The 90-minute debate, which will be broadcast on the Fox News cable channel beginning at 7 p.m., comes after Romney used the word "bigoted" to describe a comment made by the Rev. Al Sharpton during a debate on religion that suggested Mormons don't believe in God.
Plus, Romney's membership in The Church of Jesus Christ of Latter-day Saints is also the focus of the current Time magazine's cover story and was covered in a "60 Minutes" interviewed that aired Sunday on CBS News.
"I'm sure it will come up in some form, the question of faith," said Kelly Patterson, director of Brigham Young University's Center for the Study of Elections and Democracy. "I'd be surprised if he wasn't, at some level, given an opportunity to provide his response."
Sharpton's comment that "as for the one Mormon running for office, those that really believe in God will defeat him anyway, so don't worry about that, that's a temporary situation," increases the likelihood faith will be a topic, Patterson said.
Sharpton, a Pentecostal minister and former Democratic presidential candidate, has apologized publicly to all Mormons and privately to LDS Church leaders for the comment. He is planning a visit to Utah to "create a dialogue" with church leaders.
The controversy, Patterson said, "keeps alive the theme seen throughout the campaign, which is what the impact of religion is on voters' choices," especially in conservative South Carolina, where some 40 percent of Republicans see themselves as evangelicals.
"It's a very appropriate question for South Carolina," said Andru Blonquist, a builder in Greenville, S.C., who attended BYU and serves as administrator for a pro-Romney blog, "South Carolinians for Romney," www.scforromney.com.
Blonquist said in a telephone interview that when South Carolinians first encounter his faith, "there's a lot of ignorance, there's a lot of misunderstanding. It's easy to picture a Mormon ... but it's a completely different thing to meet them and interact with them and realize they're normal people."
Blonquist said that's key for Romney, who has limited name recognition but holds appeal as the more conservative of the top-tier candidates, a list that also includes former New York City Mayor Rudy Giuliani and Arizona Sen. John McCain.
"Their first sense is, it's sort of plug your nose and vote for the Mormon. But then as people start getting to know him, they think he's a good guy," Blonquist said. "I think a win in South Carolina would definitively silence the religion issue."

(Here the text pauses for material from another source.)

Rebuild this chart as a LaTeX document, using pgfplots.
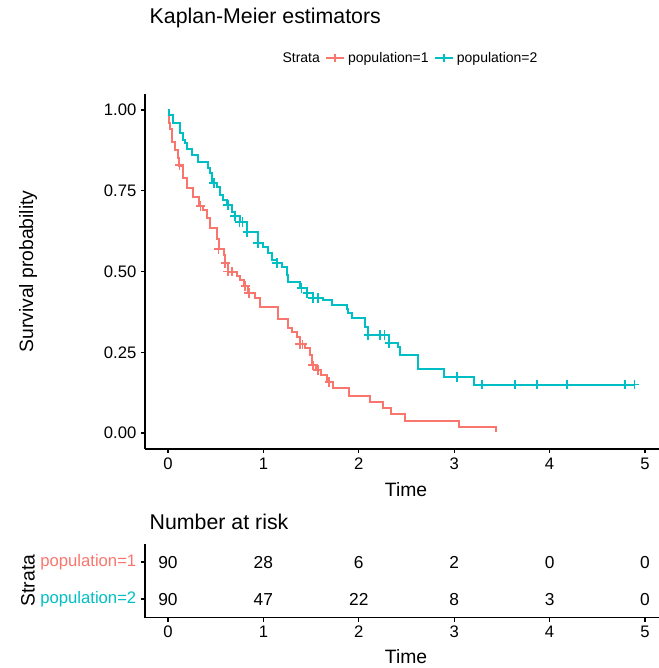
\documentclass[border=0pt]{standalone}
\usepackage{fontspec}
\setmainfont{Liberation Sans}
\usepackage{pgfplots}
\pgfplotsset{compat=1.18}
\definecolor{cred}{HTML}{F8766D}
\definecolor{cteal}{HTML}{00BFC4}

\pgfplotstableread{
t S
0 1.000
0.01 0.960
0.02 0.940
0.04 0.900
0.07 0.876
0.10 0.850
0.12 0.827
0.16 0.790
0.20 0.758
0.26 0.730
0.32 0.703
0.37 0.690
0.41 0.666
0.44 0.635
0.51 0.600
0.53 0.570
0.59 0.550
0.60 0.526
0.63 0.500
0.72 0.485
0.75 0.474
0.80 0.455
0.84 0.433
0.91 0.418
0.96 0.390
1.15 0.352
1.26 0.325
1.30 0.313
1.35 0.297
1.38 0.275
1.44 0.264
1.49 0.240
1.51 0.210
1.55 0.195
1.60 0.180
1.67 0.158
1.73 0.139
1.90 0.115
2.12 0.096
2.25 0.077
2.34 0.059
2.48 0.037
3.05 0.019
3.44 0.003
}\redcurve

\pgfplotstableread{
t S
0.12 0.829
0.34 0.703
0.53 0.570
0.60 0.526
0.63 0.500
0.67 0.500
0.81 0.455
0.85 0.433
1.38 0.275
1.41 0.275
1.52 0.210
1.57 0.195
1.69 0.158
}\redcens

\pgfplotstableread{
t S
0 1.000
0.01 0.985
0.05 0.960
0.13 0.930
0.16 0.907
0.18 0.898
0.20 0.880
0.25 0.860
0.31 0.840
0.42 0.820
0.44 0.805
0.46 0.774
0.51 0.762
0.55 0.737
0.58 0.720
0.62 0.706
0.67 0.684
0.70 0.672
0.75 0.653
0.83 0.622
0.94 0.588
1.00 0.576
1.05 0.557
1.09 0.536
1.14 0.526
1.19 0.514
1.25 0.489
1.26 0.467
1.38 0.449
1.46 0.433
1.52 0.418
1.62 0.412
1.72 0.396
1.88 0.384
1.89 0.370
1.93 0.356
2.06 0.328
2.10 0.303
2.32 0.279
2.41 0.266
2.43 0.240
2.62 0.198
2.89 0.173
3.21 0.150
4.89 0.150
}\tealcurve

\pgfplotstableread{
t S
0.48 0.774
0.63 0.706
0.70 0.672
0.75 0.653
0.78 0.653
0.83 0.622
0.94 0.588
1.14 0.526
1.40 0.449
1.46 0.433
1.52 0.418
1.57 0.418
2.10 0.303
2.22 0.303
2.27 0.303
2.32 0.279
3.03 0.173
3.29 0.150
3.64 0.150
3.87 0.150
4.18 0.150
4.79 0.150
4.89 0.150
}\tealcens

\pgfplotstableread{
x y label
0 2 90
1 2 28
2 2 6
3 2 2
4 2 0
5 2 0
0 1 90
1 1 47
2 1 22
3 1 8
4 1 3
5 1 0
}\risk

\begin{document}
\begin{tikzpicture}
\path[use as bounding box] (0pt,0pt) rectangle (494.25pt,-501pt);

\begin{axis}[
  at={(108.75pt,-336.75pt)}, anchor=south west,
  scale only axis, width=385.5pt, height=266.25pt,
  xmin=-0.241, xmax=5.147, ymin=-0.0495, ymax=1.0495,
  axis x line=bottom, axis y line=left,
  axis line style={-, line width=0.8pt, black},
  tick align=outside, major tick length=3pt,
  tick style={black, line width=0.8pt},
  xtick={0,1,2,3,4,5},
  ytick={0,0.25,0.5,0.75,1},
  yticklabels={0.00,0.25,0.50,0.75,1.00},
  /pgf/number format/assume math mode=true,
  tick label style={font=\fontsize{12.5}{14}\selectfont},
  xlabel={Time}, ylabel={Survival probability},
  xlabel style={at={(axis description cs:0.508,-0.1155)}, anchor=center, font=\fontsize{14.5}{17}\selectfont},
  ylabel style={at={(axis description cs:-0.2276,0.5)}, anchor=center, font=\fontsize{14.5}{17}\selectfont},
  title={Kaplan-Meier estimators},
  every axis title/.style={at={(axis description cs:0,1.214)}, anchor=west, font=\fontsize{16}{19}\selectfont},
  legend columns=-1,
  legend style={draw=none, fill=none, at={(axis description cs:0.5156,1.101)}, anchor=center,
    font=\fontsize{10.5}{12}\selectfont, /tikz/every even column/.append style={column sep=2pt}},
  legend image code/.code={\draw[mark repeat=2,mark phase=2] plot coordinates {(0cm,0cm) (0.24cm,0cm) (0.48cm,0cm)};},
]
\addplot[const plot, cred, line width=1.5pt, forget plot] table[x=t,y=S] {\redcurve};
\addplot[const plot, cteal, line width=1.5pt, forget plot] table[x=t,y=S] {\tealcurve};
\addplot[only marks, mark=+, cred, mark size=3.5pt, mark options={line width=1.3pt}, forget plot] table[x=t,y=S] {\redcens};
\addplot[only marks, mark=+, cteal, mark size=3.5pt, mark options={line width=1.3pt}, forget plot] table[x=t,y=S] {\tealcens};
\addlegendimage{empty legend}\addlegendentry{Strata}
\addlegendimage{cred, line width=1.5pt, mark=+, mark size=3pt}\addlegendentry{population=1}
\addlegendimage{cteal, line width=1.5pt, mark=+, mark size=3pt}\addlegendentry{population=2}
\end{axis}

\begin{axis}[
  at={(108.75pt,-463.125pt)}, anchor=south west,
  scale only axis, width=385.5pt, height=55.5pt,
  xmin=-0.241, xmax=5.147, ymin=0.5, ymax=2.5,
  axis x line=bottom, axis y line=left,
  axis line style={-, line width=0.8pt, black},
  tick align=outside, major tick length=3pt,
  tick style={black, line width=0.8pt},
  xtick={0,1,2,3,4,5},
  ytick={1,2},
  yticklabels={\textcolor{cteal}{population=2},\textcolor{cred}{population=1}},
  /pgf/number format/assume math mode=true,
  tick label style={font=\fontsize{12.5}{14}\selectfont},
  yticklabel style={font=\fontsize{12.5}{14}\selectfont},
  xlabel={Time}, ylabel={Strata},
  xlabel style={at={(axis description cs:0.508,-0.534)}, anchor=center, font=\fontsize{14.5}{17}\selectfont},
  ylabel style={at={(axis description cs:-0.2276,0.5)}, anchor=center, font=\fontsize{14.5}{17}\selectfont},
  title={Number at risk},
  every axis title/.style={at={(axis description cs:0,1.29)}, anchor=west, font=\fontsize{16}{19}\selectfont},
]
\addplot[draw=none, mark=none, nodes near coords, point meta=explicit symbolic,
  every node near coord/.style={anchor=base, yshift=-4.6pt, font=\fontsize{13}{15}\selectfont, black}]
  table[x=x, y=y, meta=label] {\risk};
\end{axis}
\end{tikzpicture}
\end{document}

Although Romney has done well in straw polls at political gatherings throughout South Carolina, his campaign has already spent money on television commercials to help increase his name recognition.
"He's still not as well-known as the other candidates," Romney spokeswoman Gail Gitcho said. "He's certainly the one to bring the real conservative change to Washington. ... I think that's what voters see when he's in these forums."
Especially since the debate is being sponsored by Fox News, widely seen as the most conservative cable news network.
Gitcho said Romney is ready for any questions about his faith.
"It's Fox. I wouldn't be surprised about it because they do cover it a lot," she said of Romney's Mormonism. "He has been asked the Mormon question just about everywhere he goes. ... He's certainly not a stranger to that issue."
Romney is attempting to use the attention from tonight's debate to rally 24,000 new supporters in 24 hours through some 800 parties nationwide during the event as well as 50 "call centers," on Wednesday.
One of Romney's five sons, Josh, will be among the Utahns hosting debate gatherings. Josh Romney will also be at one of three call center events in Utah, at Sandy's South Towne Expo Center.
Other call centers, where Romney backers are being asked to gather and make calls to their friends for contributions and commitments to volunteer, are in St. George and Provo. Information is available at the Romney Web site, www.mittromney.com.